When I moved to the Bay Area both my wife and I were scrimping and saving to
come up with a down payment for a house. After living there six years we
'traded up' to a roomier house, and in the process of getting our existing
house ready for sale, we did a lot of the stuff we had planned to do 'someday'
but in this case to make the house more attractive. We redid the hall
bathroom, fixed the lights in the den, simple stuff. It was a lot nicer house
to live in just before we moved out. We decided our next house would be
different, we would do the things that made the house more livable/nice when
we thought of them, that way we could enjoy them ourselves.

The tricky bit is doing this even if you aren't "sure" you're going to be in
the same place in 10 years. The fear is that if you suddenly are going to be
doing something else, living somewhere else, well you could have used those
resources better by not spending them on something you wouldn't use/enjoy.

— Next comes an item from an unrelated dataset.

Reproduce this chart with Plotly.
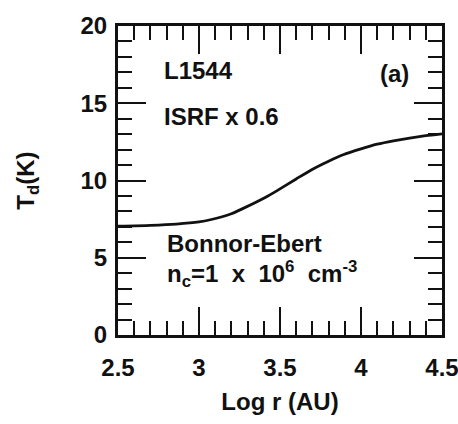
import plotly.graph_objects as go

# Dust temperature profile of a Bonnor-Ebert sphere (L1544, ISRF scaled by 0.6)
log_r = [2.5, 2.7, 2.86, 3.0, 3.07, 3.2, 3.27, 3.4, 3.48, 3.6, 3.69, 3.8,
         3.89, 4.0, 4.1, 4.2, 4.3, 4.4, 4.5]
t_dust = [7.05, 7.1, 7.18, 7.32, 7.46, 7.85, 8.18, 8.85, 9.33, 10.1, 10.67,
          11.25, 11.67, 12.05, 12.35, 12.57, 12.75, 12.9, 13.02]

x_ticks = [2.5, 3, 3.5, 4, 4.5]
x_tick_text = ["2.5", "3", "3.5", "4", "4.5"]
y_ticks = [0, 5, 10, 15, 20]
y_tick_text = ["0", "5", "10", "15", "20"]

FONT = "Liberation Sans, Arial, Helvetica, sans-serif"
INK = "#111111"

fig = go.Figure()
fig.add_trace(go.Scatter(
    x=log_r, y=t_dust, mode="lines",
    line=dict(color=INK, width=2.8, shape="spline", smoothing=0.6),
    showlegend=False, hoverinfo="skip",
))

axis_common = dict(
    showgrid=False, zeroline=False,
    showline=True, linecolor=INK, linewidth=3, mirror="ticks",
    ticks="inside", tickcolor=INK, tickwidth=2,
    tickfont=dict(family=FONT, size=24, color=INK, weight="bold"),
)

fig.update_xaxes(
    range=[2.5, 4.5], tickvals=x_ticks, ticktext=x_tick_text,
    ticklen=28, ticklabelstandoff=9, ticklabeloverflow="allow",
    automargin="bottom",
    minor=dict(dtick=0.1, tick0=2.5, ticks="inside", ticklen=14,
               tickwidth=2, tickcolor=INK),
    title=dict(text="Log r (AU)", standoff=14,
               font=dict(family=FONT, size=24, color=INK, weight="bold")),
    **axis_common,
)
fig.update_yaxes(
    range=[0, 20], tickvals=y_ticks, ticktext=y_tick_text,
    ticklen=28, ticklabelstandoff=3,
    minor=dict(dtick=1, tick0=0, ticks="inside", ticklen=14,
               tickwidth=2, tickcolor=INK),
    title=dict(text="T<sub>d</sub>(K)", standoff=40,
               font=dict(family=FONT, size=24, color=INK, weight="bold")),
    **axis_common,
)

text_font = dict(family=FONT, size=24, color=INK, weight="bold")
labels = [
    ("L1544", 2.772, 17.15, "left"),
    ("ISRF x 0.6", 2.772, 14.15, "left"),
    ("(a)", 4.204, 16.9, "center"),
    ("Bonnor-Ebert", 2.79, 5.95, "left"),
    ("n<sub>c</sub>=1\u00a0 x\u00a0 10<sup>6</sup>\u00a0 cm<sup>-3</sup>", 2.79, 3.95, "left"),
]
for text, x, y, anchor in labels:
    fig.add_annotation(x=x, y=y, xref="x", yref="y", text=text,
                       showarrow=False, xanchor=anchor, yanchor="middle",
                       font=text_font)

fig.update_layout(
    width=458, height=424,
    margin=dict(l=118, r=16, t=17, b=86),
    paper_bgcolor="white", plot_bgcolor="white",
)

fig.write_html("out.html")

My experience has been that it is always the right thing to invest for the
long haul.

------
h2s
I thought this was going to be something different based on the title. A few
years ago I had a realisation: we are each of us _every day_ working on our
life's work. Your life's work doesn't begin on some nebulous future date after
you land that dream job or get to start a clean project in a fresh new
codebase. The bug you fixed yesterday, the optional parameter you added to
that method today: that's your life's work.

This was a transformative realisation for me. It empowered me to take the
pride in my work that I knew I wanted to, and drove me to push myself a little
harder. It was also useful in helping me see my long term career goals more
clearly. Once you've thought " _this is what I'm going to spend my one and
only lifetime doing_ " all the bullshit falls away.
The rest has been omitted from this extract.